Task details: Copy out all of the data exactly as it appears.

Given data:
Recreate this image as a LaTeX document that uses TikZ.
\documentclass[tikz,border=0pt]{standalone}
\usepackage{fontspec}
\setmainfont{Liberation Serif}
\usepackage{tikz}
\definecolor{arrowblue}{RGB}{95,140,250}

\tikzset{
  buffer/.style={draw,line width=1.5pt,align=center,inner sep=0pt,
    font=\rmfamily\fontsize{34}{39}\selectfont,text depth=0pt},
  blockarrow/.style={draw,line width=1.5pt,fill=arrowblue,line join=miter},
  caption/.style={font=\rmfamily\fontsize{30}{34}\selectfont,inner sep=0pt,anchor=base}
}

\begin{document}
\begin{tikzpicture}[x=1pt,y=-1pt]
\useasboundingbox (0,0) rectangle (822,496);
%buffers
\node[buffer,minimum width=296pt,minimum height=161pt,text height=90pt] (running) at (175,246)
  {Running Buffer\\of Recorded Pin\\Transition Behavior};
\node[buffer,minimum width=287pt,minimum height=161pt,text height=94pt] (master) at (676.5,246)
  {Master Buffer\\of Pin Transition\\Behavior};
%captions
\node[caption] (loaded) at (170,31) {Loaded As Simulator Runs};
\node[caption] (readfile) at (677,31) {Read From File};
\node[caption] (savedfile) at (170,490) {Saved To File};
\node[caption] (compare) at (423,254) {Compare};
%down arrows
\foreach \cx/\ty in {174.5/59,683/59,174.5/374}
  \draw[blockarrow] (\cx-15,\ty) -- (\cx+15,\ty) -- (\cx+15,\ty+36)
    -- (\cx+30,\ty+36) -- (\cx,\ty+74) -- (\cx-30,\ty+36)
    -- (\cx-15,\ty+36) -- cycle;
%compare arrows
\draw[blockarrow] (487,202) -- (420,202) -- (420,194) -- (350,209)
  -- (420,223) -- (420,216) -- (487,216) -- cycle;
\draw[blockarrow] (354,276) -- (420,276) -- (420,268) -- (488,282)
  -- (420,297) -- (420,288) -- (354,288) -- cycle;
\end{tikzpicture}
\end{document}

Result for this exercise:
Recreate this image as a LaTeX document that uses TikZ.
\documentclass[tikz,border=0pt]{standalone}
\usepackage{fontspec}
\setmainfont{Liberation Serif}
\usepackage{tikz}
\definecolor{arrowblue}{RGB}{95,140,250}

\tikzset{
  buffer/.style={draw,line width=1.5pt,align=center,inner sep=0pt,
    font=\rmfamily\fontsize{34}{39}\selectfont,text depth=0pt},
  blockarrow/.style={draw,line width=1.5pt,fill=arrowblue,line join=miter},
  caption/.style={font=\rmfamily\fontsize{30}{34}\selectfont,inner sep=0pt,anchor=base}
}

\begin{document}
\begin{tikzpicture}[x=1pt,y=-1pt]
\useasboundingbox (0,0) rectangle (822,496);
%buffers
\node[buffer,minimum width=296pt,minimum height=161pt,text height=90pt] (running) at (175,246)
  {Running Buffer\\of Recorded Pin\\Transition Behavior};
\node[buffer,minimum width=287pt,minimum height=161pt,text height=94pt] (master) at (676.5,246)
  {Master Buffer\\of Pin Transition\\Behavior};
%captions
\node[caption] (loaded) at (170,31) {Loaded As Simulator Runs};
\node[caption] (readfile) at (677,31) {Read From File};
\node[caption] (savedfile) at (170,490) {Saved To File};
\node[caption] (compare) at (423,254) {Compare};
%down arrows
\foreach \cx/\ty in {174.5/59,683/59,174.5/374}
  \draw[blockarrow] (\cx-15,\ty) -- (\cx+15,\ty) -- (\cx+15,\ty+36)
    -- (\cx+30,\ty+36) -- (\cx,\ty+74) -- (\cx-30,\ty+36)
    -- (\cx-15,\ty+36) -- cycle;
%compare arrows
\draw[blockarrow] (487,202) -- (420,202) -- (420,194) -- (350,209)
  -- (420,223) -- (420,216) -- (487,216) -- cycle;
\draw[blockarrow] (354,276) -- (420,276) -- (420,268) -- (488,282)
  -- (420,297) -- (420,288) -- (354,288) -- cycle;
\end{tikzpicture}
\end{document}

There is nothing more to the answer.